Assuming that the signal is already bandlimited.

Thanks,

Jon

jon8spam@yahoo.com wrote:
> Hi, > When one designs a fractional rate change filter, when specifying > the filter parameters do you design the filter at the interpolated > rate or the decimated rate? > > For example if you have an input rate of Fs then interp by 64 > decimate by 125 filter and the filter will be implemented in a P/Q > polyphase fashion do you design the filter at the 64*Fs rate? > Assuming that the signal is already bandlimited. > > Thanks, > > Jon >
Yes, because the filter will operate at the interpolated rate (but there are efficiencies to be gained by doing this conversion in stages - perhaps three 4/5 stages). -- Jim Thomas Principal Applications Engineer Bittware, Inc jthomas@bittware.com http://www.bittware.com (603) 226-0404 x536 The real fun of living wisely is that you get to be smug about it. - Hobbes
jon8spam@yahoo.com wrote:
> Hi, > When one designs a fractional rate change filter, when specifying > the filter parameters do you design the filter at the interpolated > rate or the decimated rate? > > For example if you have an input rate of Fs then interp by 64 > decimate by 125 filter and the filter will be implemented in a P/Q > polyphase fashion do you design the filter at the 64*Fs rate? > Assuming that the signal is already bandlimited. > > Thanks, > > Jon >
Conceptually: 1. Insert 63 zeros between every input sample.
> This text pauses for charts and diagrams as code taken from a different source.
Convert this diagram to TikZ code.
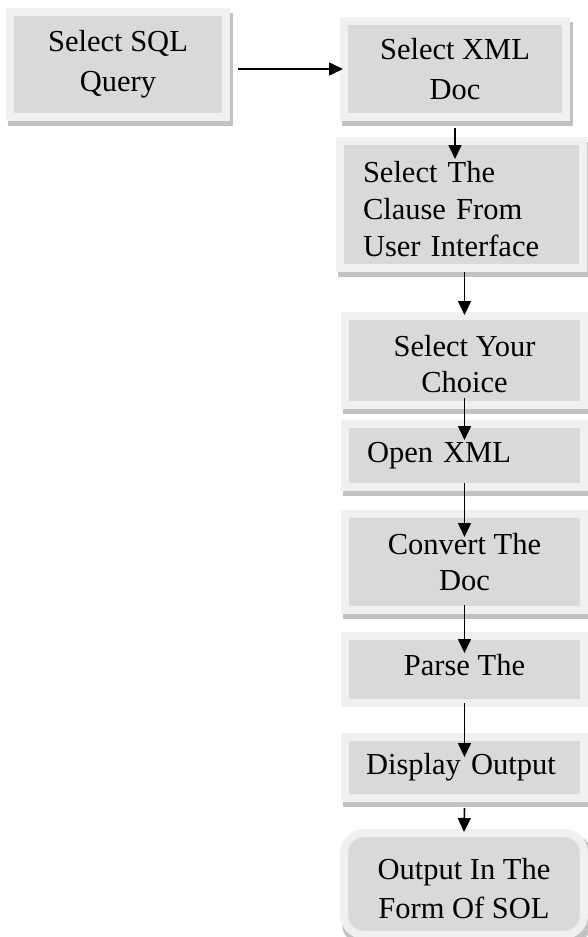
\documentclass[tikz,border=0pt]{standalone}
\usepackage{fontspec}
\setmainfont{Liberation Serif}
\usetikzlibrary{arrows.meta,positioning,backgrounds}
\definecolor{cframe}{rgb}{0.941,0.941,0.941}
\definecolor{cfill}{rgb}{0.851,0.851,0.851}
\definecolor{cshadow}{rgb}{0.760,0.760,0.760}
\tikzset{
  procbox/.style={draw=cframe,fill=cfill,line width=8pt,outer sep=0pt,inner sep=0pt,
    align=center,font=\fontsize{30.5pt}{37pt}\selectfont},
  leftbox/.style={procbox,align=left},
  flow/.style={-{Triangle[length=14pt,width=13pt]},line width=1.6pt,black},
}
\begin{document}
\begin{tikzpicture}[x=1pt,y=1pt]
%
\useasboundingbox (0,0) rectangle (588,-937);
%
\node[procbox,minimum width=216pt,minimum height=105pt,font=\fontsize{30.5pt}{40pt}\selectfont] (sql) at (118,-64.5) {Select SQL\\Query};
\node[procbox,minimum width=222pt,minimum height=96pt,font=\fontsize{30.5pt}{40pt}\selectfont] (xmldoc) at (455,-69) {Select XML\\Doc};
\node[leftbox,minimum width=243pt,minimum height=127pt,inner xsep=23pt,text width=197pt,text height=31pt] (clause) at (461.5,-204.5) {Select The\\Clause From\\User Interface};
\node[procbox,minimum width=239pt,minimum height=89pt,text height=65pt,font=\fontsize{30.5pt}{36pt}\selectfont] (choice) at (464.5,-360.5) {Select Your\\Choice};
\node[leftbox,minimum width=239pt,minimum height=63pt,inner xsep=22pt,text width=195pt] (openxml) at (464.5,-455.5) {Open XML};
\node[procbox,minimum width=239pt,minimum height=96pt,font=\fontsize{30.5pt}{36pt}\selectfont] (convert) at (464.5,-562) {Convert The\\Doc};
\node[procbox,minimum width=239pt,minimum height=67pt,text depth=10pt] (parse) at (464.5,-669.5) {Parse The};
\node[leftbox,minimum width=239pt,minimum height=61pt,inner xsep=21pt,text width=197pt] (display) at (464.5,-767.5) {Display Output};
\node[procbox,rounded corners=20pt,minimum width=240pt,minimum height=102pt,text height=70pt,font=\fontsize{30.5pt}{39pt}\selectfont] (sqlout) at (464,-884) {Output In The\\Form Of SOL};
%
\begin{scope}[on background layer]
\foreach \n in {sql,xmldoc,clause,choice,openxml,convert,display}
  \fill[cshadow] ([xshift=-2pt,yshift=-9pt]\n.south west) rectangle ([xshift=7pt,yshift=-1pt]\n.north east);
\fill[cshadow,rounded corners=20pt] ([xshift=-2pt,yshift=-9pt]sqlout.south west) rectangle ([xshift=7pt,yshift=-1pt]sqlout.north east);
\end{scope}
%
\draw[flow] ([xshift=12pt]sql.east |- xmldoc.west) -- ([xshift=-1pt]xmldoc.west);
\draw[flow] ([yshift=-11pt]xmldoc.south) -- ([yshift=-18pt]xmldoc.south |- clause.north);
\draw[flow] ([yshift=-4pt]clause.south -| choice.north) -- ([yshift=1pt]choice.north);
\draw[flow] ([yshift=7pt]choice.south) -- ([yshift=-16pt]openxml.north);
\draw[flow] ([yshift=4pt]openxml.south) -- ([yshift=-23pt]convert.north);
\draw[flow] ([yshift=5pt]convert.south) -- ([yshift=-17pt]parse.north);
\draw[flow] (parse.south) -- ([yshift=-20pt]display.north);
\draw[flow] ([yshift=-10pt]display.south) -- ([yshift=1pt]sqlout.north);
%
\end{tikzpicture}
\end{document}
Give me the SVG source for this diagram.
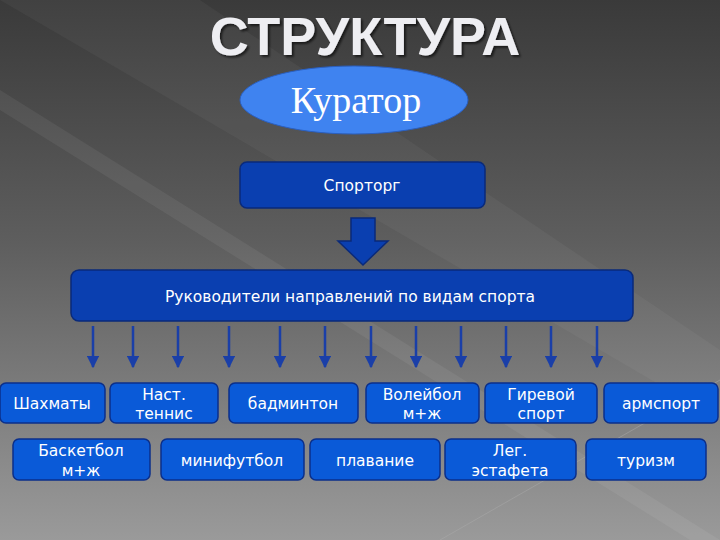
<svg xmlns="http://www.w3.org/2000/svg" width="720" height="540" viewBox="0 0 720 540">
<defs>
<linearGradient id="bg" x1="0" y1="0" x2="0" y2="1">
<stop offset="0" stop-color="#3a3a3a"/><stop offset="0.45" stop-color="#5e5e5e"/><stop offset="1" stop-color="#9a9a9a"/>
</linearGradient>
<marker id="ah" viewBox="0 0 10 10" refX="9" refY="5" markerWidth="5" markerHeight="5" orient="auto"><path d="M0,0 L10,5 L0,10 z" fill="#1a3fa8"/></marker>
<filter id="sh"><feDropShadow dx="2" dy="2" stdDeviation="1" flood-color="#000" flood-opacity="0.6"/></filter>
</defs>
<style>
.b{fill:#0a5ad8;stroke:#0b2f8a;stroke-width:1.5}
.d{fill:#0a3fb0;stroke:#0a2a7a;stroke-width:1.5}
.t{font-family:"DejaVu Sans","Liberation Sans",sans-serif;font-size:15.5px;fill:#fff;text-anchor:middle}
.c{stroke:#1a3fa8;stroke-width:2.5;marker-end:url(#ah)}
</style>
<rect width="720" height="540" fill="url(#bg)"/>
<polygon points="0,90 720,540 690,540 0,110" fill="#fff" opacity="0.06"/>
<polygon points="0,0 200,0 720,350 720,420" fill="#fff" opacity="0.04"/>
<line x1="440" y1="540" x2="720" y2="380" stroke="#aaa" stroke-width="1" opacity="0.5"/>
<text x="365" y="55" font-family="Liberation Sans,sans-serif" font-weight="bold" font-size="54" fill="#eeeef2" text-anchor="middle" filter="url(#sh)">СТРУКТУРА</text>
<g id="curator"><ellipse cx="354" cy="100" rx="114" ry="34" fill="#3f83f0" stroke="#2a5fc0"/><text x="356" y="113" font-family="Liberation Serif,serif" font-size="38" fill="#fff" text-anchor="middle">Куратор</text></g>
<g id="sportorg"><rect class="d" x="240" y="162" width="245" height="46" rx="7"/><text class="t" x="362" y="191">Спорторг</text></g>
<g id="heads"><rect class="d" x="71" y="270" width="562" height="51" rx="8"/><text class="t" x="350" y="302">Руководители направлений по видам спорта</text></g>
<g id="connectors">
<polygon points="351,218 375,218 375,241 388,241 363,265 338,241 351,241" fill="#0a3fb0" stroke="#0a2a7a" stroke-width="1.5"/>
<line class="c" x1="93" y1="326" x2="93" y2="367"/>
<line class="c" x1="133" y1="326" x2="133" y2="367"/>
<line class="c" x1="178" y1="326" x2="178" y2="367"/>
<line class="c" x1="229" y1="326" x2="229" y2="367"/>
<line class="c" x1="280" y1="326" x2="280" y2="367"/>
<line class="c" x1="325" y1="326" x2="325" y2="367"/>
<line class="c" x1="371" y1="326" x2="371" y2="367"/>
<line class="c" x1="416" y1="326" x2="416" y2="367"/>
<line class="c" x1="461" y1="326" x2="461" y2="367"/>
<line class="c" x1="506" y1="326" x2="506" y2="367"/>
<line class="c" x1="551" y1="326" x2="551" y2="367"/>
<line class="c" x1="597" y1="326" x2="597" y2="367"/>
</g>
<g id="n1"><rect class="b" x="0" y="383" width="105" height="40" rx="6"/><text class="t" x="52" y="409">Шахматы</text></g>
<g id="n2"><rect class="b" x="110" y="383" width="108" height="40" rx="6"/><text class="t" x="164" y="400">Наст.</text><text class="t" x="164" y="419">теннис</text></g>
<g id="n3"><rect class="b" x="229" y="383" width="129" height="40" rx="6"/><text class="t" x="293" y="409">бадминтон</text></g>
<g id="n4"><rect class="b" x="366" y="383" width="113" height="40" rx="6"/><text class="t" x="422" y="400">Волейбол</text><text class="t" x="422" y="419">м+ж</text></g>
<g id="n5"><rect class="b" x="485" y="383" width="112" height="40" rx="6"/><text class="t" x="541" y="400">Гиревой</text><text class="t" x="541" y="419">спорт</text></g>
<g id="n6"><rect class="b" x="604" y="383" width="114" height="40" rx="6"/><text class="t" x="661" y="409">армспорт</text></g>
<g id="n7"><rect class="b" x="13" y="439" width="137" height="41" rx="6"/><text class="t" x="81" y="456">Баскетбол</text><text class="t" x="81" y="476">м+ж</text></g>
<g id="n8"><rect class="b" x="161" y="439" width="143" height="41" rx="6"/><text class="t" x="232" y="466">минифутбол</text></g>
<g id="n9"><rect class="b" x="310" y="439" width="130" height="41" rx="6"/><text class="t" x="375" y="466">плавание</text></g>
<g id="n10"><rect class="b" x="445" y="439" width="131" height="41" rx="6"/><text class="t" x="510" y="456">Лег.</text><text class="t" x="510" y="476">эстафета</text></g>
<g id="n11"><rect class="b" x="586" y="439" width="120" height="41" rx="6"/><text class="t" x="646" y="466">туризм</text></g>
</svg>
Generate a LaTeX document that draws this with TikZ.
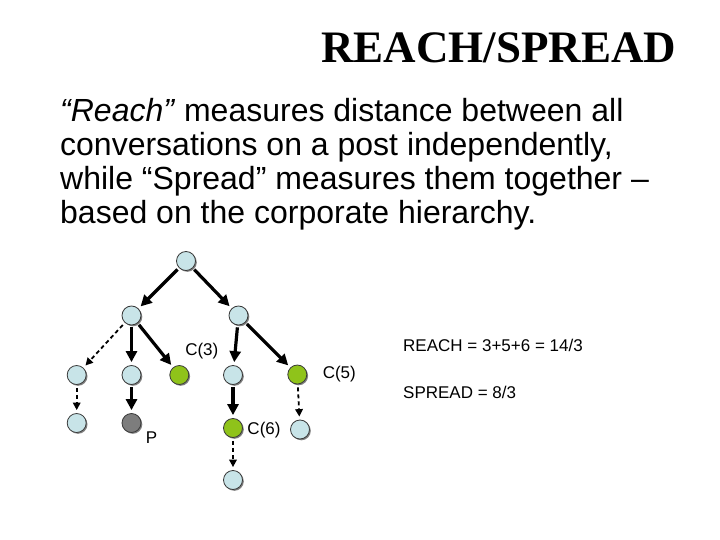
\documentclass[tikz,border=0pt]{standalone}
\usepackage{fontspec}
\setmainfont{Liberation Sans}
\newfontfamily\ttlfont{Liberation Serif}
\usepackage{tikz}
\usetikzlibrary{arrows.meta,positioning,shadows}
\definecolor{cA}{HTML}{3a3a3a}
\definecolor{cB}{HTML}{c8e4e8}
\definecolor{cG}{HTML}{8fc31a}
\definecolor{cP}{HTML}{7d7d7d}
\tikzset{
  post/.style={circle,draw=cA,fill=cB,line width=.8pt,minimum size=19pt,
              inner sep=0pt,drop shadow={shadow xshift=1.3pt,shadow yshift=-1.3pt,
              fill=black!50,opacity=1}},
  hit/.style={post,fill=cG},
  me/.style={post,fill=cP},
  link/.style={-{Triangle[length=11pt,width=11pt]},line width=3.2pt,
              shorten <=2pt,shorten >=3pt},
  dlink/.style={-{Triangle[length=7.5pt,width=7.5pt]},line width=1.8pt,
              dash pattern=on 4pt off 3pt,shorten <=3pt,shorten >=3pt},
  lbl/.style={font=\fontsize{17}{17}\selectfont,inner sep=0pt},
  body/.style={font=\fontsize{32}{34.2}\selectfont,inner sep=0pt,align=left},
  ttl/.style={font=\ttlfont\bfseries\fontsize{45}{45}\selectfont,inner sep=0pt},
}
\begin{document}
\begin{tikzpicture}[x=1pt,y=-1pt,on grid]
  \useasboundingbox[fill=white](0,0) rectangle (720,540);
  \node[ttl,anchor=base west] (title) at (321,63) {REACH/SPREAD};
  \node[body,anchor=north west] (txt) at (60,98)
    {\textit{“Reach”} measures distance between all\\
     conversations on a post independently,\\
     while “Spread” measures them together –\\
     based on the corporate hierarchy.};
  \node[post] (root) at (186,261) {};
  \node[post,below left=54.5pt and 54.5pt of root] (pl) {};
  \node[post,below right=54.5pt and 52.5pt of root] (pr) {};
  \node[post,below left=59.5pt and 54.8pt of pl] (ql) {};
  \node[post,below=59.5pt of pl] (qm) {};
  \node[hit,below right=59.5pt and 47.8pt of pl] (c3) {};
  \node[post,below left=59.5pt and 5.5pt of pr] (qr) {};
  \node[hit,below right=59pt and 58.8pt of pr] (c5) {};
  \node[post,below=48pt of ql] (sl) {};
  \node[me,below=48pt of qm] (me) {};
  \node[hit,below=53pt of qr] (c6) {};
  \node[post,below right=55pt and 2.7pt of c5] (sr) {};
  \node[post,below=52pt of c6] (tl) {};
  \node[lbl,above right=23.5pt and 22.5pt of c3] (c3l) {C(3)};
  \node[lbl,right=42pt of c5] (c5l) {C(5)};
  \node[lbl,below right=2pt and 31pt of c6] (c6l) {C(6)};
  \node[lbl,below right=15pt and 20pt of me] (mel) {P};
  \node[lbl,anchor=base west] (reach) at (403,351.5) {REACH = 3+5+6 = 14/3};
  \node[lbl,anchor=base west] (spread) at (403,398.5) {SPREAD = 8/3};
  \draw[link](root)--(pl);\draw[link](root)--(pr);
  \draw[dlink](pl)--(ql);\draw[link](pl)--(qm);\draw[link](pl)--(c3);
  \draw[link](pr)--(qr);\draw[link](pr)--(c5);
  \draw[dlink](ql)--(sl);\draw[link](qm)--(me);
  \draw[link](qr)--(c6);\draw[dlink](c5)--(sr);
  \draw[dlink](c6)--(tl);
\end{tikzpicture}
\end{document}
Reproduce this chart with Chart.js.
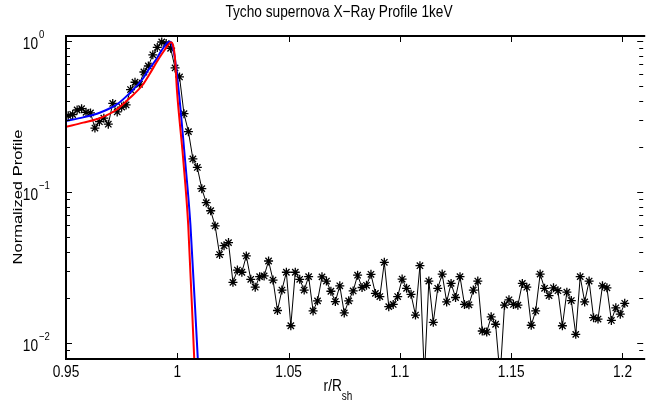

This keeps the original signal plus 63 spectral replicas. 2. Lowpass filter at .5*Fs*64/125 (omit the .5 if complex). This knocks out the spectral replicas and otherwise reduces the bandwidth to Nyquist sampling of the output rate. 3. Use only every 125th sample as output. As a polyphase design: 1. Think very carefully about which samples would be zeros and which output samples will be discarded. 2. Skip those parts. (this is sometimes known as a polyphase filter, since you end up having a filter at various phases of the input sampling period) Or as a multirate design: 1. upsample by 4 2. low pass filter 3. decimate by 5 4. repeat two more times The important thing to remember in multirate filtering is to never dip below Nyquist rate for the output bandwidth. The second and third approaches can also be combined. i.e. create a 4/5 polyphase resampler and run your data through it 3 times. -- Mark
>Or as a multirate design: >1. upsample by 4 >2. low pass filter >3. decimate by 5 >4. repeat two more times >The important thing to remember in multirate filtering is to never dip >below Nyquist rate for the output bandwidth. > >-- Mark >
Is below correct for the above #2? 2. Lowpass filter at .5*Fs*4/5 (omit the .5 if complex).
Stacy wrote:
>> Or as a multirate design: >> 1. upsample by 4 >> 2. low pass filter >> 3. decimate by 5 >> 4. repeat two more times >> The important thing to remember in multirate filtering is to never dip >> below Nyquist rate for the output bandwidth. >> >> -- Mark >> > > Is below correct for the above #2? > > 2. Lowpass filter at .5*Fs*4/5 (omit the .5 if complex). > >
Yes. (where Fs is the input sampling rate for the stage). So in three stages the output rate from stage 1 is Fs*4/5 from stage 2 is Fs*16/25 from stage 3 is Fs*64/125
Hello,

I wrote a blog article a while ago, maybe it's useful (or maybe not...)
http://www.dsprelated.com/showarticle/22.php

The filter is designed at the intermediate high rate.